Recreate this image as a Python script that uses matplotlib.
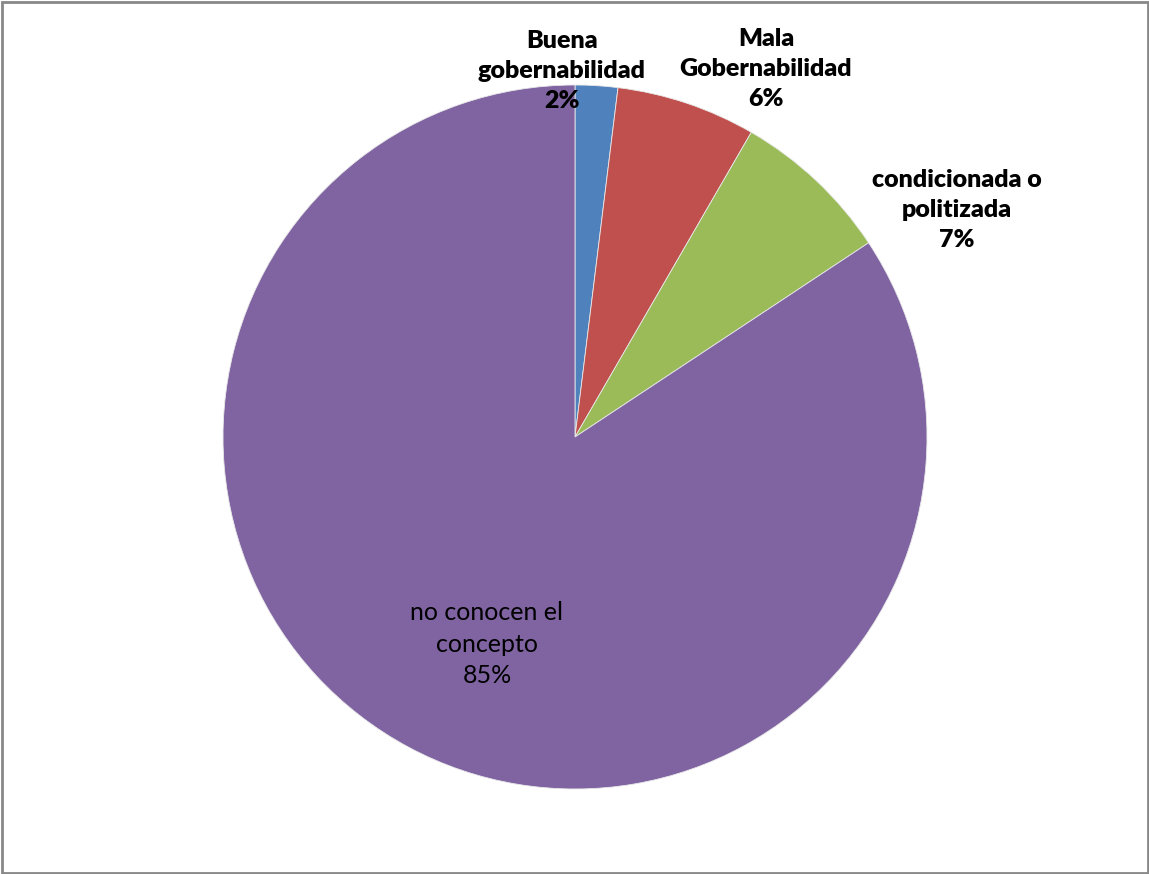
import matplotlib
matplotlib.use("Agg")
import matplotlib.pyplot as plt
from matplotlib.patches import Rectangle

categories = ["Buena\ngobernabilidad", "Mala\nGobernabilidad", "condicionada o\npolitizada", "no conocen el\nconcepto"]
values = [1.95, 6.4, 7.35, 84.3]
pct_labels = ["2%", "6%", "7%", "85%"]
colors = ["#4F81BD", "#C0504D", "#9BBB59", "#8064A2"]
bold = [True, True, True, False]

W, H = 1149, 874
fig = plt.figure(figsize=(W / 100, H / 100), dpi=100)
ax = fig.add_axes([0, 0, 1, 1])

cx, cy, r = 575, H - 437, 352
ax.pie(values, colors=colors, startangle=90, counterclock=False,
       center=(cx, cy), radius=r, frame=True,
       wedgeprops=dict(edgecolor="#e8e8e8", linewidth=0.6))
ax.set_xlim(0, W)
ax.set_ylim(0, H)
ax.axis("off")

# label anchor positions (layout, pixel coords from top-left)
label_pos = [(562, 71), (766, 69), (957, 210), (487, 644)]
for cat, pct, (x, y), b in zip(categories, pct_labels, label_pos, bold):
    ax.text(x, H - y, cat + "\n" + pct, ha="center", va="center",
            fontsize=18, fontweight="heavy" if b else "normal",
            family=["Lato", "DejaVu Sans"], color="black", linespacing=1.45)

fig.patches.append(Rectangle((1.5 / W, 1.5 / H), 1 - 3 / W, 1 - 3 / H,
                             transform=fig.transFigure, fill=False,
                             edgecolor="#888888", linewidth=2))
fig.savefig("out.png", dpi=100)
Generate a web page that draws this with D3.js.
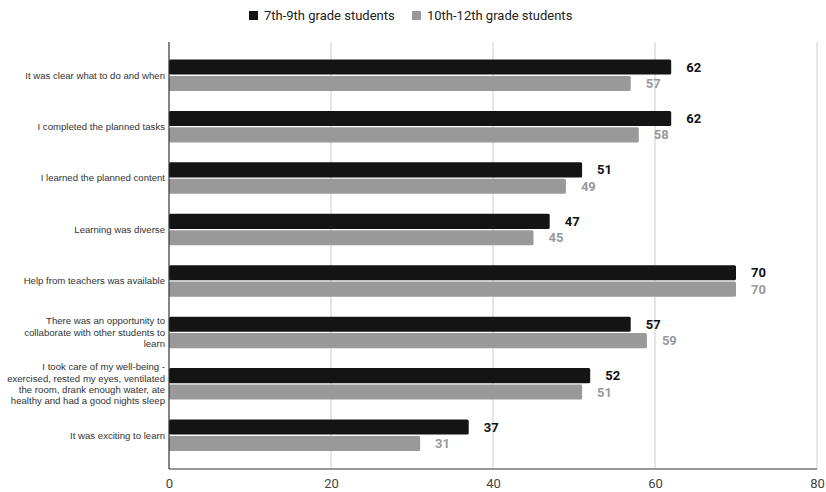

§ **What to produce**
Reproduce the whole listing exactly, but not the images in it.

§ **Exercise solution**
Recreate this image as a Python script that uses matplotlib.
import matplotlib
matplotlib.use("Agg")
import matplotlib.pyplot as plt
from matplotlib.patches import Rectangle

categories = ["Buena\ngobernabilidad", "Mala\nGobernabilidad", "condicionada o\npolitizada", "no conocen el\nconcepto"]
values = [1.95, 6.4, 7.35, 84.3]
pct_labels = ["2%", "6%", "7%", "85%"]
colors = ["#4F81BD", "#C0504D", "#9BBB59", "#8064A2"]
bold = [True, True, True, False]

W, H = 1149, 874
fig = plt.figure(figsize=(W / 100, H / 100), dpi=100)
ax = fig.add_axes([0, 0, 1, 1])

cx, cy, r = 575, H - 437, 352
ax.pie(values, colors=colors, startangle=90, counterclock=False,
       center=(cx, cy), radius=r, frame=True,
       wedgeprops=dict(edgecolor="#e8e8e8", linewidth=0.6))
ax.set_xlim(0, W)
ax.set_ylim(0, H)
ax.axis("off")

# label anchor positions (layout, pixel coords from top-left)
label_pos = [(562, 71), (766, 69), (957, 210), (487, 644)]
for cat, pct, (x, y), b in zip(categories, pct_labels, label_pos, bold):
    ax.text(x, H - y, cat + "\n" + pct, ha="center", va="center",
            fontsize=18, fontweight="heavy" if b else "normal",
            family=["Lato", "DejaVu Sans"], color="black", linespacing=1.45)

fig.patches.append(Rectangle((1.5 / W, 1.5 / H), 1 - 3 / W, 1 - 3 / H,
                             transform=fig.transFigure, fill=False,
                             edgecolor="#888888", linewidth=2))
fig.savefig("out.png", dpi=100)
Generate a web page that draws this with D3.js.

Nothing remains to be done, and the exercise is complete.